Le riche patrimoine archéologique des Palestiniens en danger
Gaza – A Khan Younès, on peut voir les enfants jouer dans les ruines d'un ancien château des Croisés, Barquq, nommé en hommage au sultan mamelouk mort en 1399. Il s'agit de l'un des nombreux sites archéologiques que le ministère gazaoui du Tourisme et des Antiquités s'emploie à protéger, explorer et conserver ; toutefois, le ministère manque de ressources pour y parvenir.

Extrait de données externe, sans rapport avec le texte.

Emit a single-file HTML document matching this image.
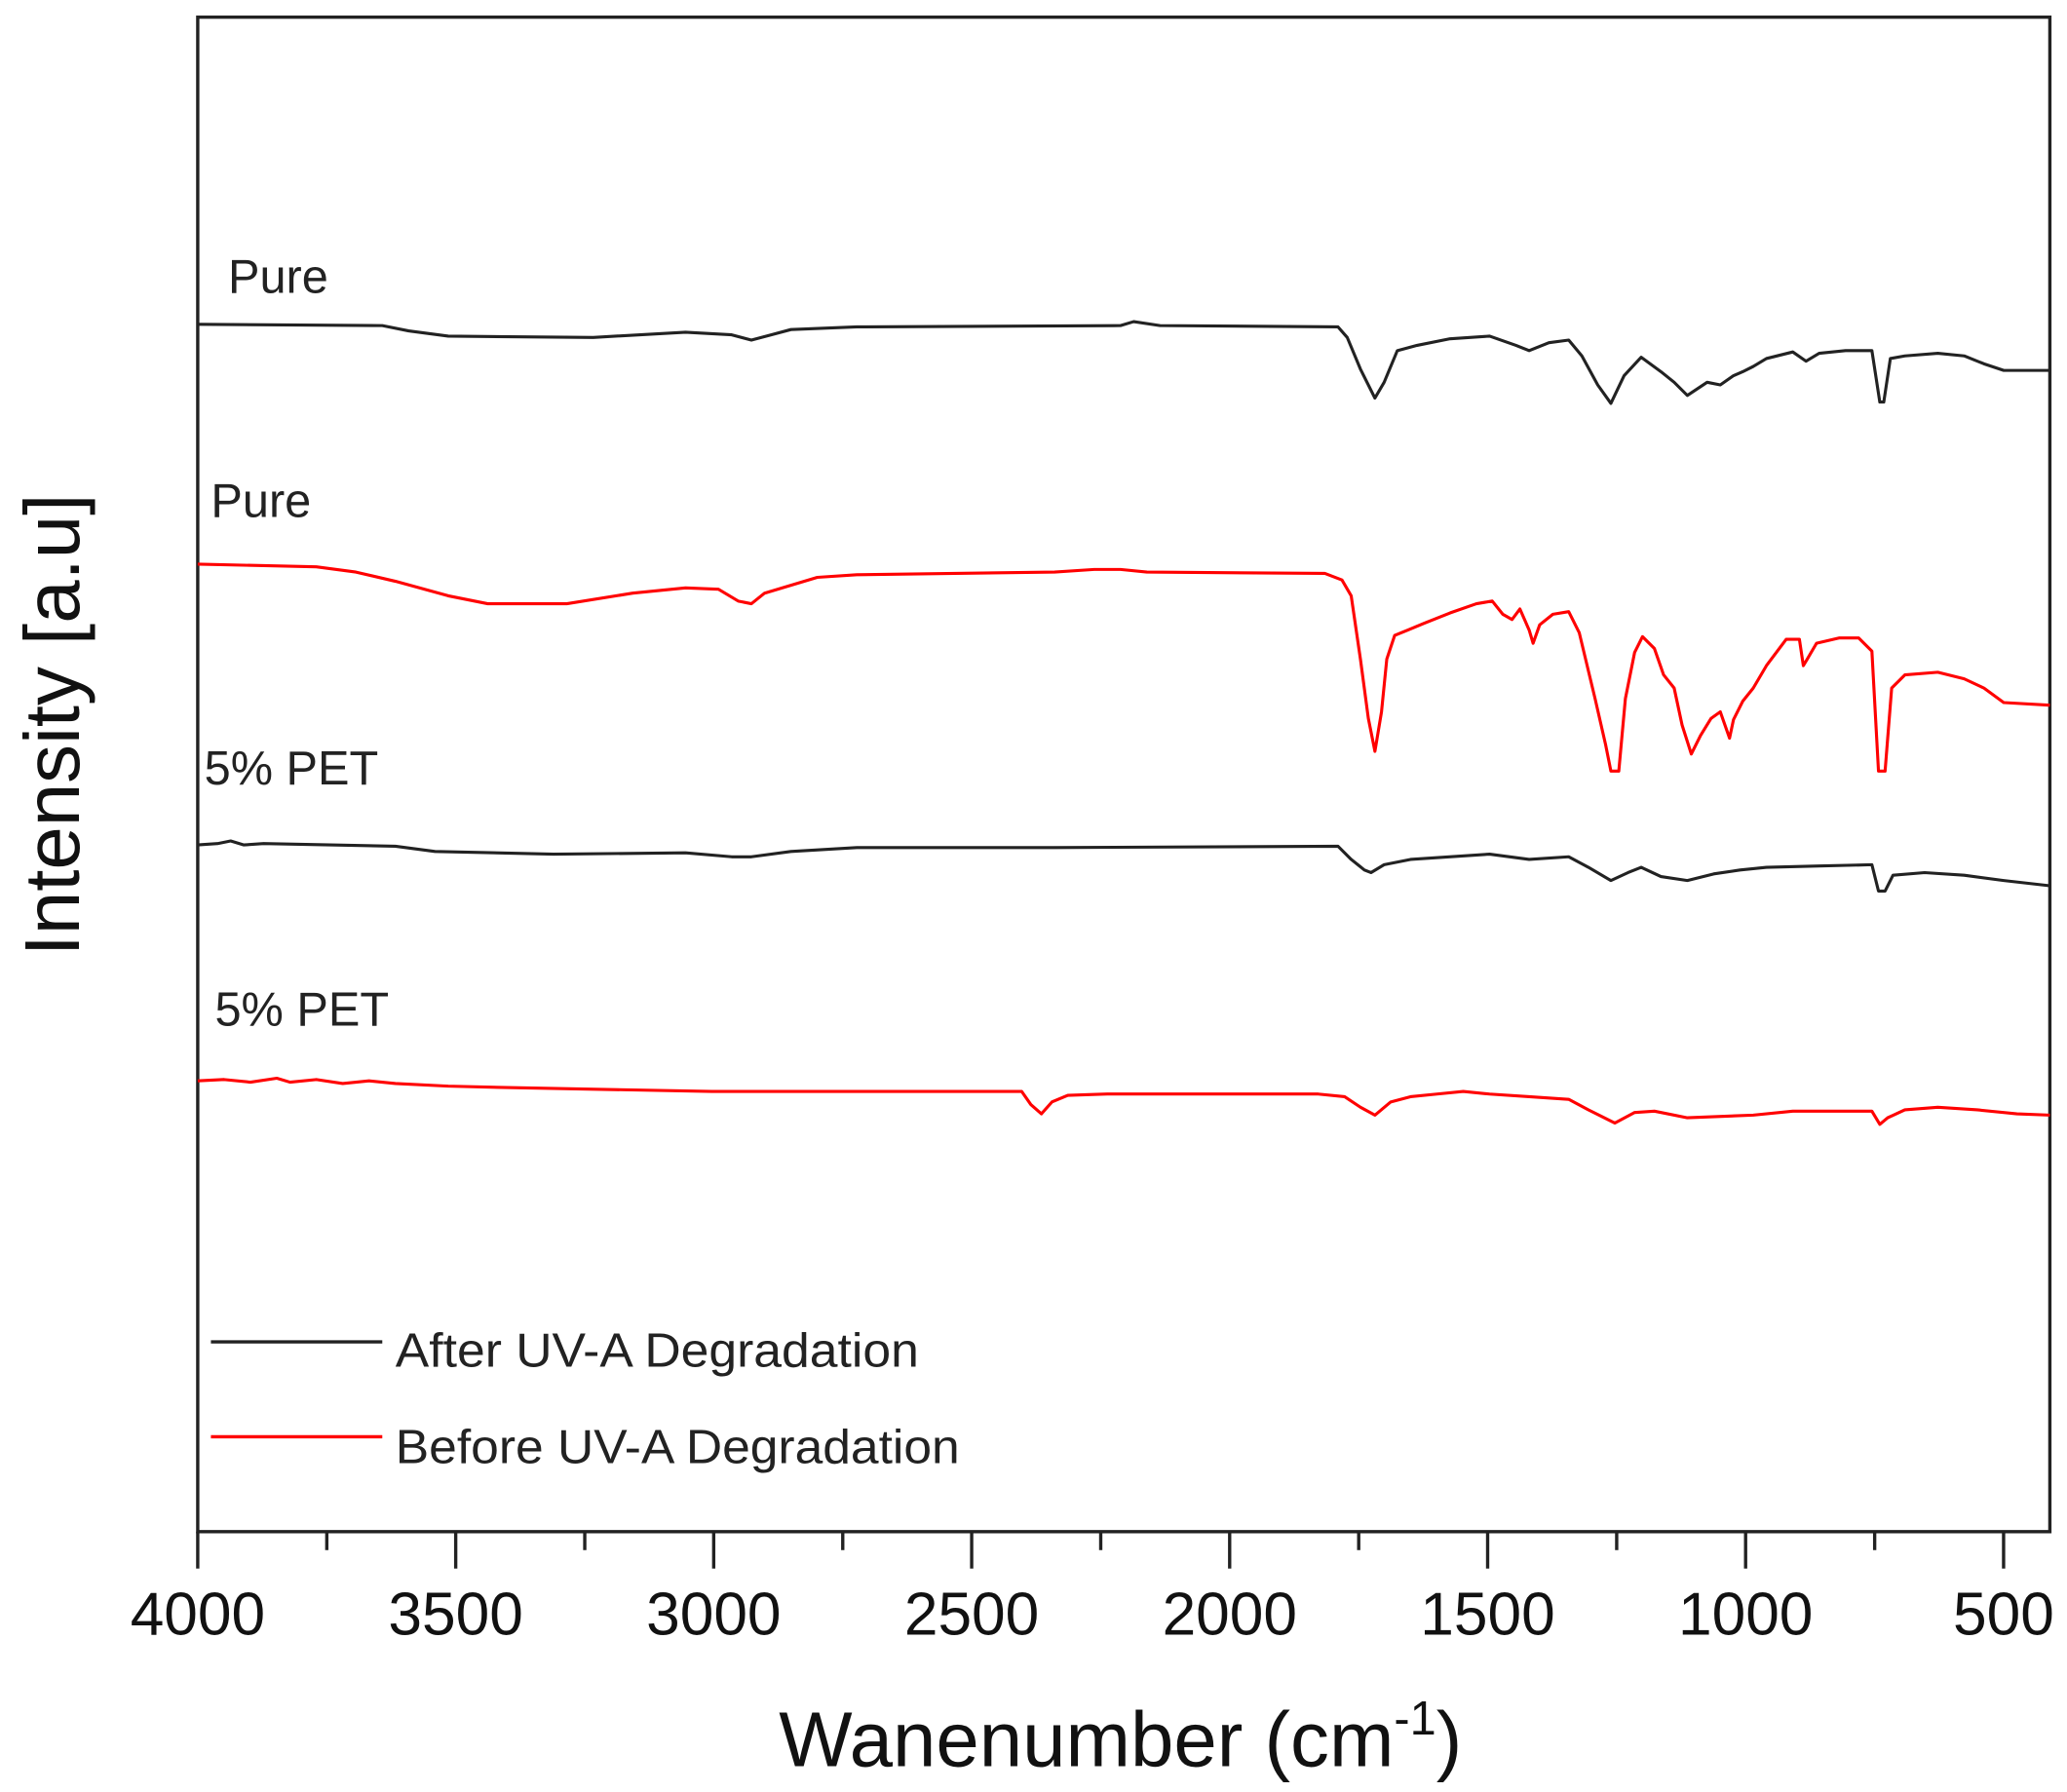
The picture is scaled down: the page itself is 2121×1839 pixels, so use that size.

« Nous avons trouvé des vestiges de grande valeur, mais nous avons besoin de beaucoup d'experts et d'efforts pour nous aider à procéder aux fouilles et à sortir nos trouvailles de terre », explique le Dr Jamal Abou-Reda, chef adjoint du ministère du Tourisme.
La bande de Gaza contient de nombreux artefacts et vestiges archéologiques appartenant à différentes époques historiques : l'âge de pierre, l'âge de bronze, l'époque hellénistique (323-31 av. J.-C.), l'époque romaine (65 av. J.-C.-330 apr. J.-C.), l'époque byzantine (395-634), l'époque islamique (636-1099), l'époque mamelouke (1250-1516) et l'époque ottomane (1516-1917). Cependant, le ministère affirme qu'en raison du siège israélien en cours à Gaza, l'exploration archéologique et scientifique, tout comme le tourisme, sont lourdement touchés.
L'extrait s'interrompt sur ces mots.